## Begin Data lines

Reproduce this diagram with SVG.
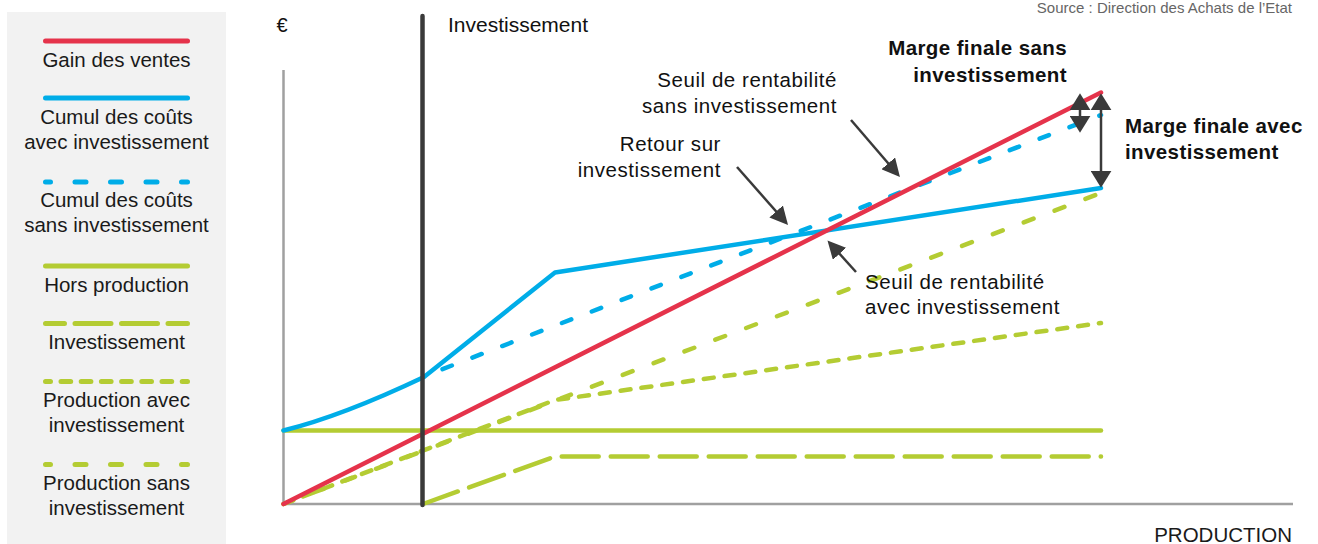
<svg xmlns="http://www.w3.org/2000/svg" width="1318" height="544" viewBox="0 0 1318 544">
<style>
.leg{font-family:"Liberation Sans",Arial,sans-serif;font-size:20.5px;fill:#1a1a1a;text-anchor:middle}
.lab{font-family:"Liberation Sans",Arial,sans-serif;font-size:20.5px;fill:#111;letter-spacing:0.55px}
.bold{font-weight:bold;letter-spacing:0.4px;font-size:20.5px}
.ln{fill:none;stroke-linecap:round;stroke-linejoin:round}
.red{stroke:#e5334b}
.blue{stroke:#00ade8}
.green{stroke:#b4cc33}
.ann{stroke:#3a3a3a;stroke-width:2.5;fill:none}
</style>
<defs>
<marker id="ah" viewBox="0 0 10 10" refX="5.6" refY="5" markerWidth="18" markerHeight="18" markerUnits="userSpaceOnUse" orient="auto">
<path d="M0,0 L10,5 L0,10 z" fill="#3a3a3a"/>
</marker>
<marker id="ad" viewBox="0 0 10 10" refX="6" refY="5" markerWidth="17" markerHeight="21" markerUnits="userSpaceOnUse" orient="auto-start-reverse" preserveAspectRatio="none">
<path d="M0,0 L10,5 L0,10 z" fill="#3a3a3a"/>
</marker>
</defs>
<rect width="1318" height="544" fill="#ffffff"/>
<text x="1292" y="13" font-family="Liberation Sans,Arial,sans-serif" font-size="15" fill="#666" text-anchor="end">Source : Direction des Achats de l’Etat</text>

<g id="legend">
<rect x="7" y="12" width="219" height="532" fill="#f2f2f2"/>
<g id="leg-gain">
<line class="ln red" x1="45.5" y1="41" x2="187.5" y2="41" stroke-width="5"/>
<text class="leg" x="116.5" y="67">Gain des ventes</text>
</g>
<g id="leg-cumul-avec">
<line class="ln blue" x1="45.5" y1="98" x2="187.5" y2="98" stroke-width="5"/>
<text class="leg" x="116.5" y="124">Cumul des coûts</text>
<text class="leg" x="116.5" y="149">avec investissement</text>
</g>
<g id="leg-cumul-sans">
<line class="ln blue" x1="45.5" y1="182" x2="187.5" y2="182" stroke-width="5" stroke-dasharray="11 24.5" stroke-dashoffset="6"/>
<text class="leg" x="116.5" y="207">Cumul des coûts</text>
<text class="leg" x="116.5" y="232">sans investissement</text>
</g>
<g id="leg-hors">
<line class="ln green" x1="45.5" y1="266" x2="187.5" y2="266" stroke-width="5"/>
<text class="leg" x="116.5" y="292">Hors production</text>
</g>
<g id="leg-invest">
<line class="ln green" x1="45.5" y1="323.5" x2="187.5" y2="323.5" stroke-width="5" stroke-dasharray="36 10.5" stroke-dashoffset="17"/>
<text class="leg" x="116.5" y="349">Investissement</text>
</g>
<g id="leg-prod-avec">
<line class="ln green" x1="45.5" y1="381.5" x2="187.5" y2="381.5" stroke-width="5" stroke-dasharray="9.7 10.5" stroke-dashoffset="4.7"/>
<text class="leg" x="116.5" y="407">Production avec</text>
<text class="leg" x="116.5" y="432">investissement</text>
</g>
<g id="leg-prod-sans">
<line class="ln green" x1="45.5" y1="464.5" x2="187.5" y2="464.5" stroke-width="5" stroke-dasharray="11 24.5" stroke-dashoffset="6"/>
<text class="leg" x="116.5" y="490">Production sans</text>
<text class="leg" x="116.5" y="515">investissement</text>
</g>
</g>

<g id="axes">
<polyline points="283.5,70 283.5,504 1293,504" fill="none" stroke="#a0a0a0" stroke-width="2.5"/>
<text x="276.5" y="32" font-family="Liberation Sans,Arial,sans-serif" font-size="20" fill="#111">€</text>
<text x="1292" y="542" font-family="Liberation Sans,Arial,sans-serif" font-size="20.5" fill="#1a1a1a" text-anchor="end">PRODUCTION</text>
</g>

<g id="series">
<polyline id="hors-production" class="ln green" points="283.5,430.5 1101,430.5" stroke-width="4.5"/>
<polyline id="investissement" class="ln green" points="423,504 555,456.5 1101,456.5" stroke-width="4.5" stroke-dasharray="37 12"/>
<polyline id="production-sans" class="ln green" points="283.5,504 1101,193" stroke-width="4.5" stroke-dasharray="10.5 22.5"/>
<polyline id="production-avec" class="ln green" points="283.5,504 555,400 1101,323" stroke-width="4.5" stroke-dasharray="10 11"/>
<polyline id="cumul-sans" class="ln blue" points="422,377 1101,115" stroke-width="4.5" stroke-dasharray="10 22" stroke-dashoffset="-22"/>
<path id="cumul-avec" class="ln blue" d="M283.5,430.5 Q342,416 424,377 L555,272.5 L1101,188" stroke-width="4.5"/>
<polyline id="gain" class="ln red" points="283.5,504 1101,92.5" stroke-width="4.5"/>
</g>

<g id="investment-bar">
<line x1="422.5" y1="16" x2="422.5" y2="505" stroke="#3a3a3a" stroke-width="4.5" stroke-linecap="round"/>
<text x="448" y="32" font-family="Liberation Sans,Arial,sans-serif" font-size="21" fill="#111">Investissement</text>
</g>

<g id="connectors">
<line class="ann" x1="737" y1="167" x2="782.8" y2="219" marker-end="url(#ah)"/>
<line class="ann" x1="851" y1="120" x2="894.8" y2="171" marker-end="url(#ah)"/>
<line class="ann" x1="856" y1="272" x2="832.8" y2="246.3" marker-end="url(#ah)"/>
<line class="ann" x1="1080" y1="100" x2="1080" y2="126" marker-start="url(#ad)" marker-end="url(#ad)"/>
<line class="ann" x1="1101" y1="100" x2="1101" y2="181" marker-start="url(#ad)" marker-end="url(#ad)"/>
</g>

<g id="label-retour">
<text class="lab" x="721" y="150.5" text-anchor="end">Retour sur</text>
<text class="lab" x="721" y="176.5" text-anchor="end">investissement</text>
</g>
<g id="label-seuil-sans">
<text class="lab" x="837" y="86.5" text-anchor="end">Seuil de rentabilité</text>
<text class="lab" x="837" y="112.5" text-anchor="end">sans investissement</text>
</g>
<g id="label-seuil-avec">
<text class="lab" x="865" y="289">Seuil de rentabilité</text>
<text class="lab" x="865" y="314">avec investissement</text>
</g>
<g id="label-marge-sans">
<text class="lab bold" x="1067" y="55" text-anchor="end">Marge finale sans</text>
<text class="lab bold" x="1067" y="81.5" text-anchor="end">investissement</text>
</g>
<g id="label-marge-avec">
<text class="lab bold" x="1125" y="132.5">Marge finale avec</text>
<text class="lab bold" x="1125" y="158.5">investissement</text>
</g>
</svg>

## End Data lines

Your task is to reproduce all of the material exactly. The pictures stay out.

Reproduce this diagram with SVG.
<svg xmlns="http://www.w3.org/2000/svg" width="1318" height="544" viewBox="0 0 1318 544">
<style>
.leg{font-family:"Liberation Sans",Arial,sans-serif;font-size:20.5px;fill:#1a1a1a;text-anchor:middle}
.lab{font-family:"Liberation Sans",Arial,sans-serif;font-size:20.5px;fill:#111;letter-spacing:0.55px}
.bold{font-weight:bold;letter-spacing:0.4px;font-size:20.5px}
.ln{fill:none;stroke-linecap:round;stroke-linejoin:round}
.red{stroke:#e5334b}
.blue{stroke:#00ade8}
.green{stroke:#b4cc33}
.ann{stroke:#3a3a3a;stroke-width:2.5;fill:none}
</style>
<defs>
<marker id="ah" viewBox="0 0 10 10" refX="5.6" refY="5" markerWidth="18" markerHeight="18" markerUnits="userSpaceOnUse" orient="auto">
<path d="M0,0 L10,5 L0,10 z" fill="#3a3a3a"/>
</marker>
<marker id="ad" viewBox="0 0 10 10" refX="6" refY="5" markerWidth="17" markerHeight="21" markerUnits="userSpaceOnUse" orient="auto-start-reverse" preserveAspectRatio="none">
<path d="M0,0 L10,5 L0,10 z" fill="#3a3a3a"/>
</marker>
</defs>
<rect width="1318" height="544" fill="#ffffff"/>
<text x="1292" y="13" font-family="Liberation Sans,Arial,sans-serif" font-size="15" fill="#666" text-anchor="end">Source : Direction des Achats de l’Etat</text>

<g id="legend">
<rect x="7" y="12" width="219" height="532" fill="#f2f2f2"/>
<g id="leg-gain">
<line class="ln red" x1="45.5" y1="41" x2="187.5" y2="41" stroke-width="5"/>
<text class="leg" x="116.5" y="67">Gain des ventes</text>
</g>
<g id="leg-cumul-avec">
<line class="ln blue" x1="45.5" y1="98" x2="187.5" y2="98" stroke-width="5"/>
<text class="leg" x="116.5" y="124">Cumul des coûts</text>
<text class="leg" x="116.5" y="149">avec investissement</text>
</g>
<g id="leg-cumul-sans">
<line class="ln blue" x1="45.5" y1="182" x2="187.5" y2="182" stroke-width="5" stroke-dasharray="11 24.5" stroke-dashoffset="6"/>
<text class="leg" x="116.5" y="207">Cumul des coûts</text>
<text class="leg" x="116.5" y="232">sans investissement</text>
</g>
<g id="leg-hors">
<line class="ln green" x1="45.5" y1="266" x2="187.5" y2="266" stroke-width="5"/>
<text class="leg" x="116.5" y="292">Hors production</text>
</g>
<g id="leg-invest">
<line class="ln green" x1="45.5" y1="323.5" x2="187.5" y2="323.5" stroke-width="5" stroke-dasharray="36 10.5" stroke-dashoffset="17"/>
<text class="leg" x="116.5" y="349">Investissement</text>
</g>
<g id="leg-prod-avec">
<line class="ln green" x1="45.5" y1="381.5" x2="187.5" y2="381.5" stroke-width="5" stroke-dasharray="9.7 10.5" stroke-dashoffset="4.7"/>
<text class="leg" x="116.5" y="407">Production avec</text>
<text class="leg" x="116.5" y="432">investissement</text>
</g>
<g id="leg-prod-sans">
<line class="ln green" x1="45.5" y1="464.5" x2="187.5" y2="464.5" stroke-width="5" stroke-dasharray="11 24.5" stroke-dashoffset="6"/>
<text class="leg" x="116.5" y="490">Production sans</text>
<text class="leg" x="116.5" y="515">investissement</text>
</g>
</g>

<g id="axes">
<polyline points="283.5,70 283.5,504 1293,504" fill="none" stroke="#a0a0a0" stroke-width="2.5"/>
<text x="276.5" y="32" font-family="Liberation Sans,Arial,sans-serif" font-size="20" fill="#111">€</text>
<text x="1292" y="542" font-family="Liberation Sans,Arial,sans-serif" font-size="20.5" fill="#1a1a1a" text-anchor="end">PRODUCTION</text>
</g>

<g id="series">
<polyline id="hors-production" class="ln green" points="283.5,430.5 1101,430.5" stroke-width="4.5"/>
<polyline id="investissement" class="ln green" points="423,504 555,456.5 1101,456.5" stroke-width="4.5" stroke-dasharray="37 12"/>
<polyline id="production-sans" class="ln green" points="283.5,504 1101,193" stroke-width="4.5" stroke-dasharray="10.5 22.5"/>
<polyline id="production-avec" class="ln green" points="283.5,504 555,400 1101,323" stroke-width="4.5" stroke-dasharray="10 11"/>
<polyline id="cumul-sans" class="ln blue" points="422,377 1101,115" stroke-width="4.5" stroke-dasharray="10 22" stroke-dashoffset="-22"/>
<path id="cumul-avec" class="ln blue" d="M283.5,430.5 Q342,416 424,377 L555,272.5 L1101,188" stroke-width="4.5"/>
<polyline id="gain" class="ln red" points="283.5,504 1101,92.5" stroke-width="4.5"/>
</g>

<g id="investment-bar">
<line x1="422.5" y1="16" x2="422.5" y2="505" stroke="#3a3a3a" stroke-width="4.5" stroke-linecap="round"/>
<text x="448" y="32" font-family="Liberation Sans,Arial,sans-serif" font-size="21" fill="#111">Investissement</text>
</g>

<g id="connectors">
<line class="ann" x1="737" y1="167" x2="782.8" y2="219" marker-end="url(#ah)"/>
<line class="ann" x1="851" y1="120" x2="894.8" y2="171" marker-end="url(#ah)"/>
<line class="ann" x1="856" y1="272" x2="832.8" y2="246.3" marker-end="url(#ah)"/>
<line class="ann" x1="1080" y1="100" x2="1080" y2="126" marker-start="url(#ad)" marker-end="url(#ad)"/>
<line class="ann" x1="1101" y1="100" x2="1101" y2="181" marker-start="url(#ad)" marker-end="url(#ad)"/>
</g>

<g id="label-retour">
<text class="lab" x="721" y="150.5" text-anchor="end">Retour sur</text>
<text class="lab" x="721" y="176.5" text-anchor="end">investissement</text>
</g>
<g id="label-seuil-sans">
<text class="lab" x="837" y="86.5" text-anchor="end">Seuil de rentabilité</text>
<text class="lab" x="837" y="112.5" text-anchor="end">sans investissement</text>
</g>
<g id="label-seuil-avec">
<text class="lab" x="865" y="289">Seuil de rentabilité</text>
<text class="lab" x="865" y="314">avec investissement</text>
</g>
<g id="label-marge-sans">
<text class="lab bold" x="1067" y="55" text-anchor="end">Marge finale sans</text>
<text class="lab bold" x="1067" y="81.5" text-anchor="end">investissement</text>
</g>
<g id="label-marge-avec">
<text class="lab bold" x="1125" y="132.5">Marge finale avec</text>
<text class="lab bold" x="1125" y="158.5">investissement</text>
</g>
</svg>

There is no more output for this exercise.